Thursday, September 22

Damn....

There are so many things going on in my life... and yet not. First and foremost. Hurricane Rita. Someone I know is actually going to be directly affected by her. Someone I've known most of my life. And that would be Mrs. Jean Tass. She lives in Houston. She's really worried about it (even though when I talked to her last night she was rather philosophical about it saying, "There's nothing I can change by worrying about it, so I'm going to do whatever it is I have to do when the time comes.") but she's (thankfully) evacuating to Dallas with some school friends. Pete had an already-planned trip to Iowa this weekend so he won't be with her. But she has people she knows to stay with. All of my thoughts and prayers go with everyone affected by this next round of weather. I find it hard to belive that this is happening again, and I can do nothing but hope that this will not be as bad as New Orleans. I find myself rather numb with it all, and with all of its ramifications. Amazing. Shocking. Unfathomable.

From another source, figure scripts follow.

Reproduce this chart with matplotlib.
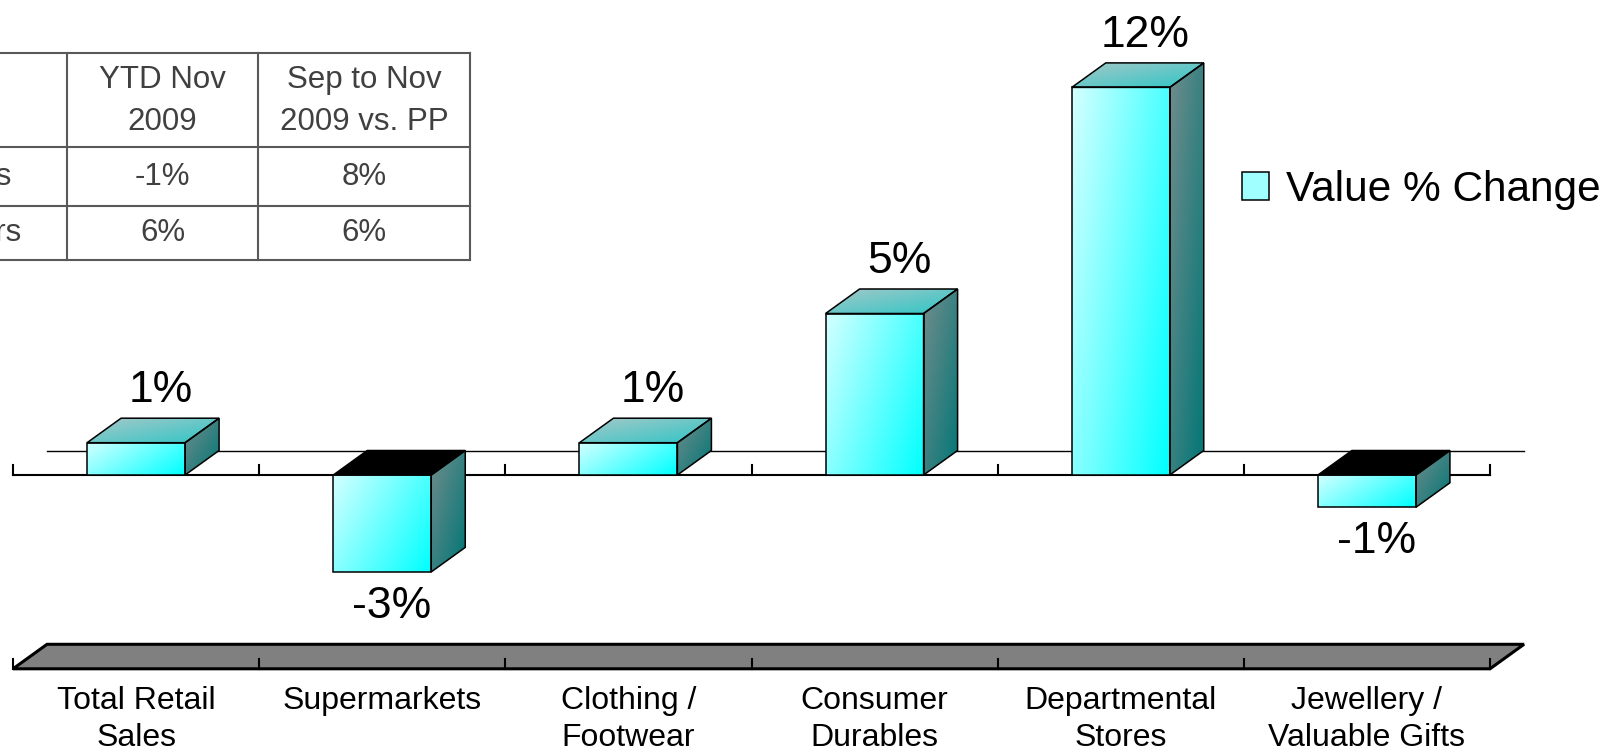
import numpy as np
import matplotlib
matplotlib.use("Agg")
import matplotlib.pyplot as plt
from matplotlib.patches import Polygon, Patch
from matplotlib.colors import LinearSegmentedColormap

plt.rcParams['font.family'] = ['Liberation Sans', 'DejaVu Sans']

# ---- data ----
categories = ["Total Retail\nSales", "Supermarkets", "Clothing /\nFootwear",
              "Consumer\nDurables", "Departmental\nStores", "Jewellery /\nValuable Gifts"]
value_change = [1, -3, 1, 5, 12, -1]
value_labels = ["1%", "-3%", "1%", "5%", "12%", "-1%"]
series_name = "Value % Change"
floor_value = -6

table_header = ["YTD Nov\n2009", "Sep to Nov\n2009 vs. PP"]
table_rows = ["Sales", "Buyers"]      # only the last letters show in the source
table_ytd = ["-1%", "6%"]
table_sep_nov = ["8%", "6%"]

# ---- figure / scales ----
W, H = 1614, 753
fig = plt.figure(figsize=(W / 100, H / 100), dpi=100)
ax = fig.add_axes([0, 0, 1, 1])
ax.axis('off')

cat_px = 246.17      # pixels per category
left_px = 13         # left end of the category axis
unit_px = 32.3       # pixels per 1 %
zero_px = 475        # zero line, from top
xlim = (-0.5 - left_px / cat_px, -0.5 + (W - left_px) / cat_px)
ylim = (-(H - zero_px) / unit_px, zero_px / unit_px)

dx = 34 / cat_px     # 3D depth offset
dy = 24.5 / unit_px
bar_w = 98 / cat_px
tick_len = 10 / unit_px

front_cmap = LinearSegmentedColormap.from_list("front", ["#d4ffff", "#00ffff"])
side_cmap = LinearSegmentedColormap.from_list("side", ["#728c8c", "#007676"])
top_cmap = LinearSegmentedColormap.from_list("top", ["#a8c8c8", "#2ec6c6"])

u = np.linspace(0, 1, 120)[None, :]
v = np.linspace(0, 1, 120)[:, None]


def face(xy, cmap, wu, z):
    xy = np.asarray(xy, dtype=float)
    poly = Polygon(xy, closed=True, facecolor='none', edgecolor='black',
                   lw=1.1, zorder=z + 0.5, joinstyle='miter')
    ax.add_patch(poly)
    g = wu * u + (1 - wu) * v
    im = ax.imshow(g, cmap=cmap, vmin=0, vmax=1, origin='upper', aspect='auto',
                   extent=(xy[:, 0].min(), xy[:, 0].max(), xy[:, 1].min(), xy[:, 1].max()),
                   interpolation='bilinear', zorder=z)
    im.set_clip_path(poly)


# floor
n = len(categories)
a, b = -0.5, n - 0.5
ax.add_patch(Polygon([(a, floor_value), (b, floor_value), (b + dx, floor_value + dy),
                      (a + dx, floor_value + dy)], closed=True, facecolor='#808080',
                     edgecolor='black', lw=2.2, zorder=1))

# axis lines at zero
ax.plot([a + dx, b + dx], [dy, dy], color='black', lw=1.0, zorder=1)
ax.plot([a, b], [0, 0], color='black', lw=1.5, zorder=1.5)
for t in np.arange(a, b + 0.01, 1.0):
    ax.plot([t, t], [0, tick_len], color='black', lw=1.5, zorder=1.5)
    ax.plot([t, t], [floor_value, floor_value + tick_len], color='black', lw=1.5, zorder=1.5)

# bars
for i, val in enumerate(value_change):
    x0, x1 = i - bar_w / 2, i + bar_w / 2
    lo, hi = min(0, val), max(0, val)
    z = 3 + i
    face([(x0, lo), (x1, lo), (x1, hi), (x0, hi)], front_cmap, 0.65, z)
    face([(x1, lo), (x1 + dx, lo + dy), (x1 + dx, hi + dy), (x1, hi)], side_cmap, 0.5, z)
    top = [(x0, hi), (x1, hi), (x1 + dx, hi + dy), (x0 + dx, hi + dy)]
    if val >= 0:
        face(top, top_cmap, 0.5, z)
    else:
        ax.add_patch(Polygon(top, closed=True, facecolor='black', edgecolor='black',
                             lw=1.1, zorder=z + 0.5))

# value labels
for i, (val, lab) in enumerate(zip(value_change, value_labels)):
    if val >= 0:
        ax.annotate(lab, (i + 0.1, val + dy), xytext=(0, 16), textcoords='offset pixels',
                    ha='center', va='baseline', fontsize=32, zorder=20)
    else:
        ax.annotate(lab, (i + 0.04, val), xytext=(0, -14), textcoords='offset pixels',
                    ha='center', va='top', fontsize=32, zorder=20)

# category labels
for i, cat in enumerate(categories):
    ax.annotate(cat, (i, floor_value), xytext=(0, -17), textcoords='offset pixels',
                ha='center', va='top', fontsize=23, linespacing=1.3)

ax.set_xlim(*xlim)
ax.set_ylim(*ylim)

# legend
fig.legend(handles=[Patch(facecolor='#a0ffff', edgecolor='black', lw=1.1, label=series_name)],
           loc='center left', bbox_to_anchor=(1241.7 / W, 1 - 190 / H),
           bbox_transform=fig.transFigure, frameon=False, fontsize=30.5,
           borderpad=0, borderaxespad=0, handlelength=0.65, handleheight=0.65,
           handletextpad=0.4)

# summary table (top left, partly cut off)
tax = fig.add_axes([0, 0, 1, 1], zorder=5)
tax.set_xlim(0, W)
tax.set_ylim(H, 0)
tax.axis('off')
line_c, text_c = '#595959', '#404040'
row_y = [52.7, 147.3, 205.7, 260]
col_x = [-125, 66.7, 258.3, 470]
for y in row_y:
    tax.plot([col_x[0], col_x[-1]], [y, y], color=line_c, lw=1.5)
for x in col_x[1:]:
    tax.plot([x, x], [row_y[0], row_y[-1]], color=line_c, lw=1.5)

cx = [(col_x[k] + col_x[k + 1]) / 2 for k in range(3)]
cy = [(row_y[k] + row_y[k + 1]) / 2 for k in range(3)]
fs_tab = 22.5
for k, head in enumerate(table_header):
    tax.text(cx[k + 1], cy[0] + 1, head, ha='center', va='center', fontsize=fs_tab,
             color=text_c, linespacing=1.5)
for r in range(len(table_rows)):
    tax.text(cx[0] + 2, cy[r + 1], table_rows[r], ha='center', va='center',
             fontsize=fs_tab, color=text_c)
    tax.text(cx[1], cy[r + 1], table_ytd[r], ha='center', va='center', fontsize=fs_tab, color=text_c)
    tax.text(cx[2], cy[r + 1], table_sep_nov[r], ha='center', va='center', fontsize=fs_tab, color=text_c)

fig.savefig("out.png", dpi=100)
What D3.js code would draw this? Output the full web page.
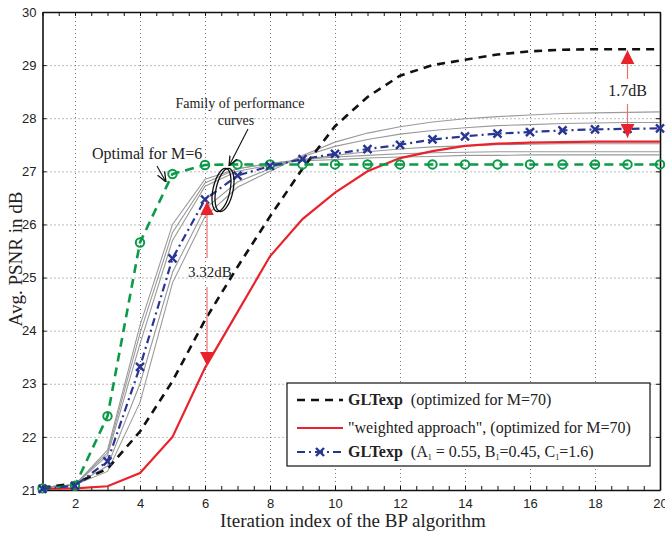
<!DOCTYPE html>
<html>
<head>
<meta charset="utf-8">
<script src="https://cdn.jsdelivr.net/npm/d3@7"></script>
<style>
  body { margin: 0; background: #fff; }
  .tick text { font-family: "Liberation Sans", Arial, sans-serif; font-size: 13px; fill: #222; }
  .ann { font-family: "Liberation Serif", "Times New Roman", serif; font-size: 14px; fill: #222; }
</style>
</head>
<body>
<svg width="665" height="533"></svg>
<script>
// iteration index (x)
var iterations = [1, 2, 3, 4, 5, 6, 7, 8, 9, 10, 11, 12, 13, 14, 15, 16, 17, 18, 19, 20];

// GLTexp (optimized for M=70)
var gltexpM70 = [21.05, 21.12, 21.4, 22.1, 23.05, 24.2, 25.2, 26.15, 27.05, 27.85, 28.4, 28.8, 29.0, 29.1, 29.2, 29.26, 29.29, 29.3, 29.3, 29.3];
// "weighted approach" (optimized for M=70)
var weighted = [21.02, 21.03, 21.07, 21.32, 22.0, 23.3, 24.35, 25.4, 26.1, 26.6, 27.0, 27.25, 27.38, 27.48, 27.52, 27.54, 27.55, 27.56, 27.56, 27.56];
// GLTexp (A1 = 0.55, B1 = 0.45, C1 = 1.6)
var gltexpA = [21.02, 21.08, 21.54, 23.32, 25.36, 26.47, 26.92, 27.1, 27.23, 27.33, 27.42, 27.5, 27.6, 27.66, 27.71, 27.74, 27.77, 27.79, 27.8, 27.81];
// optimal for M=6
var optimalM6 = [21.03, 21.08, 22.39, 25.66, 26.95, 27.12, 27.13, 27.13, 27.13, 27.13, 27.13, 27.13, 27.13, 27.13, 27.13, 27.13, 27.13, 27.13, 27.13, 27.13];

// family of performance curves (gray)
var family1 = [21.05, 21.1, 21.75, 24.1, 26.0, 26.85, 27.05, 27.15, 27.2, 27.22, 27.25, 27.27, 27.28, 27.3, 27.3, 27.31, 27.31, 27.31, 27.31, 27.31];
var family2 = [21.05, 21.1, 21.7, 23.95, 25.85, 26.78, 27.05, 27.15, 27.22, 27.27, 27.3, 27.33, 27.35, 27.36, 27.37, 27.37, 27.37, 27.37, 27.37, 27.37];
var family3 = [21.05, 21.1, 21.65, 23.75, 25.7, 26.72, 27.0, 27.12, 27.22, 27.3, 27.37, 27.42, 27.46, 27.48, 27.5, 27.51, 27.52, 27.52, 27.52, 27.52];
var family4 = [21.05, 21.1, 21.45, 23.0, 25.1, 26.3, 26.8, 27.05, 27.28, 27.47, 27.6, 27.7, 27.77, 27.82, 27.86, 27.88, 27.9, 27.91, 27.92, 27.92];
var family5 = [21.05, 21.1, 21.35, 22.65, 24.9, 26.15, 26.7, 27.0, 27.3, 27.55, 27.72, 27.84, 27.93, 27.99, 28.03, 28.06, 28.09, 28.1, 28.11, 28.12];

var xTicks = [2, 4, 6, 8, 10, 12, 14, 16, 18, 20];
var yTicks = [21, 22, 23, 24, 25, 26, 27, 28, 29, 30];

var svg = d3.select("svg"),
    pLeft = 42.5, pRight = 660, pTop = 12, pBottom = 490;

var x = d3.scaleLinear().domain([1, 20]).range([pLeft, pRight]),
    y = d3.scaleLinear().domain([21, 30]).range([pBottom, pTop]);

var defs = svg.append("defs");
defs.append("marker").attr("id", "openArrow")
    .attr("viewBox", "0 0 10 10").attr("refX", 10).attr("refY", 5)
    .attr("markerWidth", 10).attr("markerHeight", 10).attr("markerUnits", "userSpaceOnUse")
    .attr("orient", "auto")
  .append("path").attr("d", "M0,1 L10,5 L0,9").attr("fill", "none").attr("stroke", "#111").attr("stroke-width", 1.3);
defs.append("marker").attr("id", "redHead")
    .attr("viewBox", "0 0 10 10").attr("refX", 10).attr("refY", 5)
    .attr("markerWidth", 14).attr("markerHeight", 14).attr("markerUnits", "userSpaceOnUse")
    .attr("orient", "auto")
  .append("path").attr("d", "M0,0 L10,5 L0,10 Z").attr("fill", "#e8232b");

// grid
var grid = svg.append("g").attr("class", "grid");
grid.append("g").attr("transform", `translate(0,${pBottom})`)
    .call(d3.axisBottom(x).tickValues(xTicks.slice(0, -1)).tickSize(-(pBottom - pTop)).tickFormat(""));
grid.append("g").attr("transform", `translate(${pLeft},0)`)
    .call(d3.axisLeft(y).tickValues(yTicks.slice(1, -1)).tickSize(-(pRight - pLeft)).tickFormat(""));
grid.selectAll(".domain").remove();
grid.selectAll("line").attr("stroke", "#777").attr("stroke-dasharray", "1,3").attr("stroke-width", 1);

// axes
var minorX = [];
for (var i = 0; i < iterations.length - 1; i++) { minorX.push(iterations[i]); minorX.push(iterations[i] + 0.5); }
minorX.push(20);

svg.append("g").attr("transform", `translate(0,${pBottom})`)
    .call(d3.axisBottom(x).tickValues(minorX).tickSizeInner(-4).tickSizeOuter(0).tickPadding(9)
        .tickFormat(function(d) { return xTicks.indexOf(d) >= 0 ? d : ""; }));
svg.append("g").attr("transform", `translate(0,${pTop})`)
    .call(d3.axisTop(x).tickValues(minorX).tickSizeInner(-4).tickSizeOuter(0).tickFormat(""));
svg.append("g").attr("transform", `translate(${pLeft},0)`)
    .call(d3.axisLeft(y).tickValues(yTicks).tickSizeInner(-4).tickSizeOuter(0).tickPadding(6));
svg.append("g").attr("transform", `translate(${pRight},0)`)
    .call(d3.axisRight(y).tickValues(yTicks).tickSizeInner(-4).tickSizeOuter(0).tickFormat(""));
svg.selectAll(".domain").attr("stroke", "#111").attr("stroke-width", 1.6);
svg.selectAll(".tick line").filter(function() { return !this.closest(".grid"); }).attr("stroke", "#111");

// axis labels
svg.append("text").attr("class", "ann")
    .attr("x", 353).attr("y", 527).attr("text-anchor", "middle")
    .style("font-size", "19px").text("Iteration index of the BP algorithm");
svg.append("text").attr("class", "ann")
    .attr("transform", "translate(22,259) rotate(-90)").attr("text-anchor", "middle")
    .style("font-size", "19px").text("Avg. PSNR in dB");

var line = d3.line().x(function(d) { return x(d[0]); }).y(function(d) { return y(d[1]); });
function pts(vals) { return iterations.map(function(it, i) { return [it, vals[i]]; }); }

// gray family
[family1, family2, family3, family4, family5].forEach(function(s) {
    svg.append("path").attr("d", line(pts(s)))
        .attr("fill", "none").attr("stroke", "#9a9a9a").attr("stroke-width", 1.1);
});

// black dashed
svg.append("path").attr("d", line(pts(gltexpM70)))
    .attr("fill", "none").attr("stroke", "#111").attr("stroke-width", 2.6).attr("stroke-dasharray", "8,6");
// red solid
svg.append("path").attr("d", line(pts(weighted)))
    .attr("fill", "none").attr("stroke", "#e8232b").attr("stroke-width", 2.2);
// green dashed with circles
svg.append("path").attr("d", line(pts(optimalM6)))
    .attr("fill", "none").attr("stroke", "#0a9a48").attr("stroke-width", 2.6).attr("stroke-dasharray", "9,6");
svg.selectAll(".gcirc").data(pts(optimalM6)).enter().append("circle")
    .attr("cx", function(d) { return x(d[0]); }).attr("cy", function(d) { return y(d[1]); })
    .attr("r", 4.2).attr("fill", "none").attr("stroke", "#0a9a48").attr("stroke-width", 2);
// blue dash-dot with x markers
svg.append("path").attr("d", line(pts(gltexpA)))
    .attr("fill", "none").attr("stroke", "#283593").attr("stroke-width", 2.2).attr("stroke-dasharray", "8,4,2,4");
svg.selectAll(".bx").data(pts(gltexpA)).enter().append("path")
    .attr("d", function(d) { var cx = x(d[0]), cy = y(d[1]), s = 4;
        return `M${cx - s},${cy - s}L${cx + s},${cy + s}M${cx - s},${cy + s}L${cx + s},${cy - s}`; })
    .attr("stroke", "#283593").attr("stroke-width", 2.4).attr("fill", "none");

// annotations
svg.append("text").attr("class", "ann").attr("x", 92).attr("y", 159).style("font-size", "16px").text("Optimal for M=6");
svg.append("line").attr("x1", 157).attr("y1", 166).attr("x2", 166).attr("y2", 182)
    .attr("stroke", "#111").attr("stroke-width", 1.1).attr("marker-end", "url(#openArrow)");

svg.append("text").attr("class", "ann").attr("x", 240).attr("y", 108).attr("text-anchor", "middle")
    .style("font-size", "14px").text("Family of performance");
svg.append("text").attr("class", "ann").attr("x", 236).attr("y", 125).attr("text-anchor", "middle")
    .style("font-size", "14px").text("curves");
svg.append("line").attr("x1", 248).attr("y1", 129).attr("x2", 229).attr("y2", 166)
    .attr("stroke", "#111").attr("stroke-width", 1.1).attr("marker-end", "url(#openArrow)");

[[221.5, 190], [224.5, 190]].forEach(function(c) {
    svg.append("ellipse").attr("cx", c[0]).attr("cy", c[1]).attr("rx", 8.5).attr("ry", 22)
        .attr("transform", `rotate(12,${c[0]},${c[1]})`)
        .attr("fill", "none").attr("stroke", "#111").attr("stroke-width", 1.3);
});

// 3.32dB arrow
var ax1 = x(6) + 2;
svg.append("line").attr("x1", ax1).attr("y1", 258).attr("x2", ax1).attr("y2", y(gltexpA[5]) + 2)
    .attr("stroke", "#f07070").attr("stroke-width", 1.2).attr("marker-end", "url(#redHead)");
svg.append("line").attr("x1", ax1).attr("y1", 287).attr("x2", ax1).attr("y2", y(weighted[5]) - 2)
    .attr("stroke", "#f07070").attr("stroke-width", 1.2).attr("marker-end", "url(#redHead)");
svg.append("text").attr("class", "ann").attr("x", ax1 + 3).attr("y", 277).attr("text-anchor", "middle")
    .style("font-size", "15px").text("3.32dB");

// 1.7dB arrow
var ax2 = x(19);
svg.append("line").attr("x1", ax2).attr("y1", 79).attr("x2", ax2).attr("y2", y(gltexpM70[18]) + 1)
    .attr("stroke", "#f07070").attr("stroke-width", 1.2).attr("marker-end", "url(#redHead)");
svg.append("line").attr("x1", ax2).attr("y1", 104).attr("x2", ax2).attr("y2", y(gltexpA[18]) + 9)
    .attr("stroke", "#f07070").attr("stroke-width", 1.2).attr("marker-end", "url(#redHead)");
svg.append("text").attr("class", "ann").attr("x", ax2).attr("y", 96).attr("text-anchor", "middle")
    .style("font-size", "16px").text("1.7dB");

// legend
var lg = svg.append("g").attr("transform", "translate(287,383)");
lg.append("rect").attr("width", 363).attr("height", 83).attr("fill", "#fff").attr("stroke", "#111").attr("stroke-width", 1.2);
var rows = [
    {y: 17, color: "#111", dash: "8,6", w: 2.6},
    {y: 45, color: "#e8232b", dash: null, w: 2.2},
    {y: 69, color: "#283593", dash: "8,4,2,4", w: 2.2}
];
rows.forEach(function(r) {
    lg.append("line").attr("x1", 10).attr("x2", 56).attr("y1", r.y).attr("y2", r.y)
        .attr("stroke", r.color).attr("stroke-width", r.w).attr("stroke-dasharray", r.dash);
});
lg.append("path").attr("d", "M29,65L37,73M29,73L37,65").attr("stroke", "#283593").attr("stroke-width", 2.4);

var t1 = lg.append("text").attr("class", "ann").attr("x", 61).attr("y", 22).style("font-size", "16px");
t1.append("tspan").style("font-weight", "bold").text("GLTexp");
t1.append("tspan").attr("dx", 8).text("(optimized for M=70)");
lg.append("text").attr("class", "ann").attr("x", 61).attr("y", 50).style("font-size", "16px")
    .text("\"weighted approach\", (optimized for M=70)");
var t3 = lg.append("text").attr("class", "ann").attr("x", 61).attr("y", 74).style("font-size", "16px");
t3.append("tspan").style("font-weight", "bold").text("GLTexp");
t3.append("tspan").attr("dx", 8).text("(A");
t3.append("tspan").attr("dy", 3).style("font-size", "8px").text("1");
t3.append("tspan").attr("dy", -3).text(" = 0.55, B");
t3.append("tspan").attr("dy", 3).style("font-size", "8px").text("1");
t3.append("tspan").attr("dy", -3).text("=0.45, C");
t3.append("tspan").attr("dy", 3).style("font-size", "8px").text("1");
t3.append("tspan").attr("dy", -3).text("=1.6)");
</script>
</body>
</html>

Tomorrow I have off at Target; Saturday is my last day there. (4-11) Plan on packing Sunday and taking off Monday morning. Cory and I are going to have lunch when I make my stop in Menomonie, I'm debating between El Patio or Acoustic. It's tough! And I'm thinking about working at Target again (since I know I can get hired and I know what I'm doing...) for a 'in the meantime' type of job if I don't get anything better. But I'd have to move closer to one than 45 mintues! That doesn't make it worth the gas to drive there! Hopefully something better will come through... But I am thinking about burning a mix CD to listen to after the store closes and we finish zoning and reshopping. They need some different CD's! But I get paid tomorrow and I can't remember the last time I bought clothes, so here's hoping some at Target fit! Right now there is sooo much cute clothing and it SUCKS staring at it all day!

Can't wait to go home, even though I give it two weeks until I freak out and need to get away. Not to mention seeing Shaun. I doubt that I'll be able to see him until the weekend of Oct. 14th. Then the 20th is our taste-testing, then that weekend is homecoming at Stout. Yayers. But Shaun's going to be looking into getting a job in the MN area, even just a factory job right now so that we can have some $$. Even though that will give us such a narrow margin of living that there will be no spare $. Oh, and thats including whatever crappy little part time job I can get. Yikes.

1 comment:

Jean said...

Thanks Dana! :) You are always so supportive and you don't know how much I appreciate it!